My fall-back book series is *The Courtney's of Africa by Wilbur Smith* - I've read & reread the first 7 books over & over...I know that sounds strange but, despite owning others in the series, I've not yet felt the need to venture beyond them!

----------


## cazmanian_minx

I second the recommendation for Jasper Fforde, he's great.  

The Eight by Katherine Neville is extremely good - I read it when it was first published in 1988 and still re-read it every couple of years or so.  She's a kind of well-written Dan Brown, it's a total page-turner.

----------


## susie

Thanks for your suggestions, I plan to try them all and I'm sure I will enjoy them. Cheerio from susie.

----------


## katarina

Another local writer, Alex Kenny has written two adventure books. I haven't read them yet so can't comment on quality, but he does spin cracking
 yarns, so they should be good.
http://www.amazon.co.uk/The-Reznik-P...SFFGAKKB82QKWB

The first one is called A Dark Sleep.

Maya Rivlin is one of very few female NCO’s in the elite Isayeret the Israeli Special Forces.
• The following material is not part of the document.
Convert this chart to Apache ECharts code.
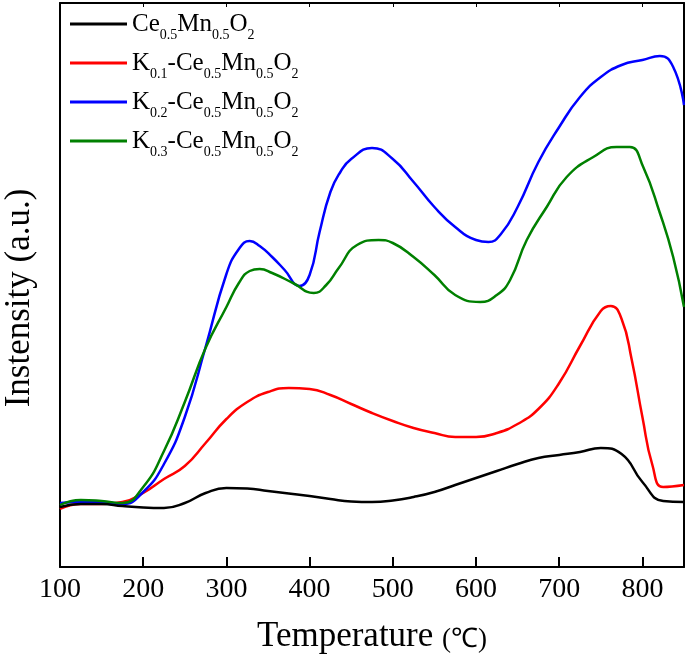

She has returned from a secret mission that is a catastrophic and tragic failure. 
Brutally tortured and threatened with a cruel death, her self confidence in tatters she escapes with some of her surviving comrades. Then in desperation seeks a second attempt to rescue the man she was tasked with protecting. 
With a handpicked group of fellow Special Forces soldiers and encouraged by a commanding officer whose true allegiance is terribly flawed she attempts the impossible, a strike deep into Iran and redeeming herself. 
The mission takes her and her comrades on a roller coaster ride against overwhelming odds, harsh weather and ruthless terrain. 
Failure is not an option for Rivlin. With few friends behind her, enemies in front and members of her team looking to destroy her she needs all her skill and courage just to stay alive!

----------


## katarina

This book was badly in need of editing, which has been done since my last post.

----------